Available data:

"""

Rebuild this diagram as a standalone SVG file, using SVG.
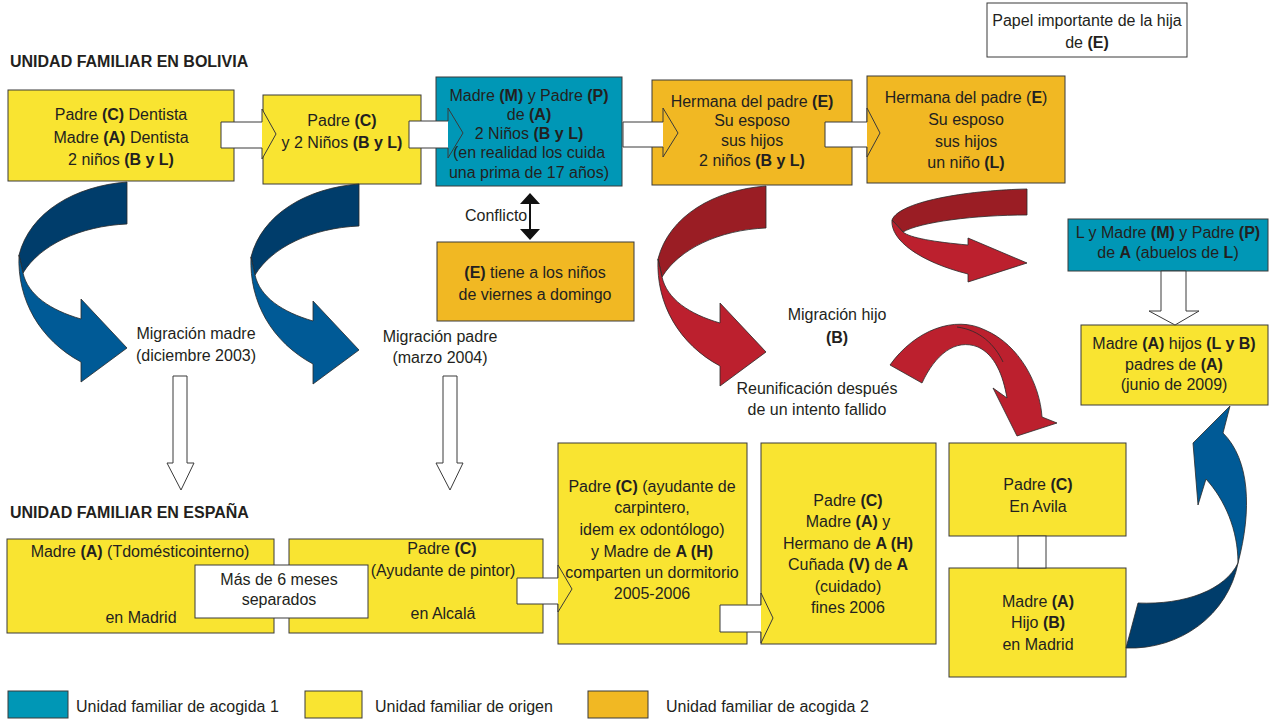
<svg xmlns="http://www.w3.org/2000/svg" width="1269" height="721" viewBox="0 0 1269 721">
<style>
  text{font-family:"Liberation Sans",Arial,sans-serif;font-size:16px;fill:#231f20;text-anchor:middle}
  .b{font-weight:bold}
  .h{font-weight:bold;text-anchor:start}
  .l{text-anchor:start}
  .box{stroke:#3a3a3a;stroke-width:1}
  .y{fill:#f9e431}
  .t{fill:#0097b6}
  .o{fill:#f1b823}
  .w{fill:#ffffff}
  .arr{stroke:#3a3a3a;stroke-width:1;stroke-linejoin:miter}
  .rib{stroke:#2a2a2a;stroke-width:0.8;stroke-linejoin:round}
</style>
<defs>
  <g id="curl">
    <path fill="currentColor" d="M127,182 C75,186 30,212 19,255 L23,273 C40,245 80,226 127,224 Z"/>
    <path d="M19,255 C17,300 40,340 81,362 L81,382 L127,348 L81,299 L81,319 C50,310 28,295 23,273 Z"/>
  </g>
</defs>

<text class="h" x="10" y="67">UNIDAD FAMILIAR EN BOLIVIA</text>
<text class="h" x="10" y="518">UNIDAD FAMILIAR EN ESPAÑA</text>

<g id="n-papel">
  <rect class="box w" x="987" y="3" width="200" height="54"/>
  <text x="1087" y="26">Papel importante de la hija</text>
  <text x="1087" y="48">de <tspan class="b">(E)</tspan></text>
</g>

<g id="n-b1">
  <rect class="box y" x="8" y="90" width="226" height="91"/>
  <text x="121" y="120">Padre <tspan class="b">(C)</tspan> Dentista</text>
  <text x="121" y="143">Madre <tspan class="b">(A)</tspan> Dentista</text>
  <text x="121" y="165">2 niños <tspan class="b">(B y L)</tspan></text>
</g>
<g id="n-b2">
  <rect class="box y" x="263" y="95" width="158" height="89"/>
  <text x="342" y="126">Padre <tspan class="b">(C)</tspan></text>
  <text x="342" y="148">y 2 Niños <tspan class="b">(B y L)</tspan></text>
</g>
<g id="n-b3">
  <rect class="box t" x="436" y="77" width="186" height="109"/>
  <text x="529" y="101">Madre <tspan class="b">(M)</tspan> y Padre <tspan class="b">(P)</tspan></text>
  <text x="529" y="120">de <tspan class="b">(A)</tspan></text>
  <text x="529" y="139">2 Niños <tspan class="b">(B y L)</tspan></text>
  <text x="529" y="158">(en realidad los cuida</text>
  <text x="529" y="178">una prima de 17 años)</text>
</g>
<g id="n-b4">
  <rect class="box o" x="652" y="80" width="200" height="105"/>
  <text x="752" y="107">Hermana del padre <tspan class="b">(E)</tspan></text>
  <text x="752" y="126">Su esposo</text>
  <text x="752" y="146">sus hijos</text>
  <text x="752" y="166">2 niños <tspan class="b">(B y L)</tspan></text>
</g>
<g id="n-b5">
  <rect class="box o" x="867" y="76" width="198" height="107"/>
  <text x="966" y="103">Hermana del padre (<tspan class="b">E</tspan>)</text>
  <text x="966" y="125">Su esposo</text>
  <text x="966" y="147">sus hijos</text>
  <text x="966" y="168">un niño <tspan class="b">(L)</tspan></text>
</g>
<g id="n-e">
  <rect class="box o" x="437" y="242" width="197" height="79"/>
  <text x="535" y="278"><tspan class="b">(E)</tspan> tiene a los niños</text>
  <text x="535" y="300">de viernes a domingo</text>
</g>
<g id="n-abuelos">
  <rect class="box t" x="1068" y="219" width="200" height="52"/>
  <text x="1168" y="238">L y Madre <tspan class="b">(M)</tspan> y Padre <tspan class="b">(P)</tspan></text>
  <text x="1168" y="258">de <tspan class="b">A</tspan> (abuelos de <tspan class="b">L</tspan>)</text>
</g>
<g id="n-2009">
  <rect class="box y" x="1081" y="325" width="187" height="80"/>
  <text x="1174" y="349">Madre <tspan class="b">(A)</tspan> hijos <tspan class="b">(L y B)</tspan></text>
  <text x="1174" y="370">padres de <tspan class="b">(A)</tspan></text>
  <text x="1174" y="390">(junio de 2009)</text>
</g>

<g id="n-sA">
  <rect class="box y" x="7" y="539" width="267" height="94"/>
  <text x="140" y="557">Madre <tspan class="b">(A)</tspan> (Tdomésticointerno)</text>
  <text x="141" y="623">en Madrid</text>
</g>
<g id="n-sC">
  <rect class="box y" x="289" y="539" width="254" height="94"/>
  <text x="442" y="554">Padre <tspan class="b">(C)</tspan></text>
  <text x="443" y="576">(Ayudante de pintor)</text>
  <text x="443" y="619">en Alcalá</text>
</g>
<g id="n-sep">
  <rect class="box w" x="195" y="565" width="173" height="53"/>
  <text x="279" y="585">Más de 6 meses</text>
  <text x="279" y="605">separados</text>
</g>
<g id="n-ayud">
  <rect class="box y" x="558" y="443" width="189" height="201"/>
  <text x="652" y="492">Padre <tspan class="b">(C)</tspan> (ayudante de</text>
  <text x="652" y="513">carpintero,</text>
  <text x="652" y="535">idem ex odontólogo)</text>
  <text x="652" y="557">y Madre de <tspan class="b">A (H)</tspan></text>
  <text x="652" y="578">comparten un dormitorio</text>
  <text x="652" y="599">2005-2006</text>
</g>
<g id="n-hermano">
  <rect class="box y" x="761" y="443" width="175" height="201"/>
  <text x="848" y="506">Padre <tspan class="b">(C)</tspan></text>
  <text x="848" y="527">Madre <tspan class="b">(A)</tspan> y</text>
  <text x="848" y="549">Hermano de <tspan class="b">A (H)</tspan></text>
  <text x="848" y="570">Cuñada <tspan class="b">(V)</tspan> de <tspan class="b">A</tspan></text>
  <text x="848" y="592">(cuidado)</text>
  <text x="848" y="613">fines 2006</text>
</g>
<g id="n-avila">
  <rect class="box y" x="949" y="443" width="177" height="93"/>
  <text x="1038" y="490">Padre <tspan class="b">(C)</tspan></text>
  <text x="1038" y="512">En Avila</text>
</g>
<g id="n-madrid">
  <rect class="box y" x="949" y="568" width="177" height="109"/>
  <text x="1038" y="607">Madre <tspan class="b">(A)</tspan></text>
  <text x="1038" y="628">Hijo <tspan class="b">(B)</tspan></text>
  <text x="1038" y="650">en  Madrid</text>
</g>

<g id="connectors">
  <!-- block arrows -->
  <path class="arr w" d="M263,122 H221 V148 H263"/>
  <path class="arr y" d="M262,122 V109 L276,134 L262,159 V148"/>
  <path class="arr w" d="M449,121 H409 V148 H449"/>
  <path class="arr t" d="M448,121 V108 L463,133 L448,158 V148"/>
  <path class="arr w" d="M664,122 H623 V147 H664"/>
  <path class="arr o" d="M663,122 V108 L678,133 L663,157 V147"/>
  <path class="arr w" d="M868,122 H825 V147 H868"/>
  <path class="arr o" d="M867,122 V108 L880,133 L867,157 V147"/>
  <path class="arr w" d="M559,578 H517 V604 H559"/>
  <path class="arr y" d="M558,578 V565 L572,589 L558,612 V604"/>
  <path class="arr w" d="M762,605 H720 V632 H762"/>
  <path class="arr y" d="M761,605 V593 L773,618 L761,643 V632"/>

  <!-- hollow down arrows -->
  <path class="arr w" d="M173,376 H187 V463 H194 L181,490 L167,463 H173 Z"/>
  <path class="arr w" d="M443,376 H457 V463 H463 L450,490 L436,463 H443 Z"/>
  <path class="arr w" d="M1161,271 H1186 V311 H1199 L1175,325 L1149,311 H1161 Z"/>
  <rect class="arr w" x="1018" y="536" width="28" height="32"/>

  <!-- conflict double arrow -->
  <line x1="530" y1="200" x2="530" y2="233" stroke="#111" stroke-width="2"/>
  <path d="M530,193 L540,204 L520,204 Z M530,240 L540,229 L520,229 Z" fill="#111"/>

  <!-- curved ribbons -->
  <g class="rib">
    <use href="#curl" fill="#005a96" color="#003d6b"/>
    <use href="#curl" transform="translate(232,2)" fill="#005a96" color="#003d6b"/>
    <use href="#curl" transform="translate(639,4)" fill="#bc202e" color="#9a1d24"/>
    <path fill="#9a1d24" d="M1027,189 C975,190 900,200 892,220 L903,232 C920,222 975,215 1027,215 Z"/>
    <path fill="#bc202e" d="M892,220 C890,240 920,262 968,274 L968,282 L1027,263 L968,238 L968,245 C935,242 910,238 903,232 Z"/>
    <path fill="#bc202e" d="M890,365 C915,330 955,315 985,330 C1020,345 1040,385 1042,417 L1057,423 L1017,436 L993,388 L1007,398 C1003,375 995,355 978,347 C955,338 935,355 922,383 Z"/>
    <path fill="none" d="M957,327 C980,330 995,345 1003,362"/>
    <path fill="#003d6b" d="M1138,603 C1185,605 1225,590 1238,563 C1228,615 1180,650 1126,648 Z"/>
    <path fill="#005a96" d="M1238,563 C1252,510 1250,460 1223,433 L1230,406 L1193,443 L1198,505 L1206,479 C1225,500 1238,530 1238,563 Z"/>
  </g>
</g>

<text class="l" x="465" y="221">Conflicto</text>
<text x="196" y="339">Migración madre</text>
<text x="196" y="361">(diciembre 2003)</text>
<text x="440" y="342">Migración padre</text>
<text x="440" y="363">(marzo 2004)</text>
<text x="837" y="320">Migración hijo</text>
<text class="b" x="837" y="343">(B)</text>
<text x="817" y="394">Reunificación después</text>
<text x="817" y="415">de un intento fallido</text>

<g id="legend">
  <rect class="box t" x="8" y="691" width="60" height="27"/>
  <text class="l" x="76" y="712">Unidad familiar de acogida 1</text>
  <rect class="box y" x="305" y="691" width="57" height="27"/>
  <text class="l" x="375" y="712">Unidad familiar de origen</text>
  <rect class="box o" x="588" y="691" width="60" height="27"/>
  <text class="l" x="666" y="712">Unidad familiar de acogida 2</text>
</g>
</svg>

"""

To be done: Exactly as they appear, print the lines of the listing above from its first line through the line that contains "FAMILIAR EN ESPAÑA</text>", minus the pictures.

Result of the exercise:
Rebuild this diagram as a standalone SVG file, using SVG.
<svg xmlns="http://www.w3.org/2000/svg" width="1269" height="721" viewBox="0 0 1269 721">
<style>
  text{font-family:"Liberation Sans",Arial,sans-serif;font-size:16px;fill:#231f20;text-anchor:middle}
  .b{font-weight:bold}
  .h{font-weight:bold;text-anchor:start}
  .l{text-anchor:start}
  .box{stroke:#3a3a3a;stroke-width:1}
  .y{fill:#f9e431}
  .t{fill:#0097b6}
  .o{fill:#f1b823}
  .w{fill:#ffffff}
  .arr{stroke:#3a3a3a;stroke-width:1;stroke-linejoin:miter}
  .rib{stroke:#2a2a2a;stroke-width:0.8;stroke-linejoin:round}
</style>
<defs>
  <g id="curl">
    <path fill="currentColor" d="M127,182 C75,186 30,212 19,255 L23,273 C40,245 80,226 127,224 Z"/>
    <path d="M19,255 C17,300 40,340 81,362 L81,382 L127,348 L81,299 L81,319 C50,310 28,295 23,273 Z"/>
  </g>
</defs>

<text class="h" x="10" y="67">UNIDAD FAMILIAR EN BOLIVIA</text>
<text class="h" x="10" y="518">UNIDAD FAMILIAR EN ESPAÑA</text>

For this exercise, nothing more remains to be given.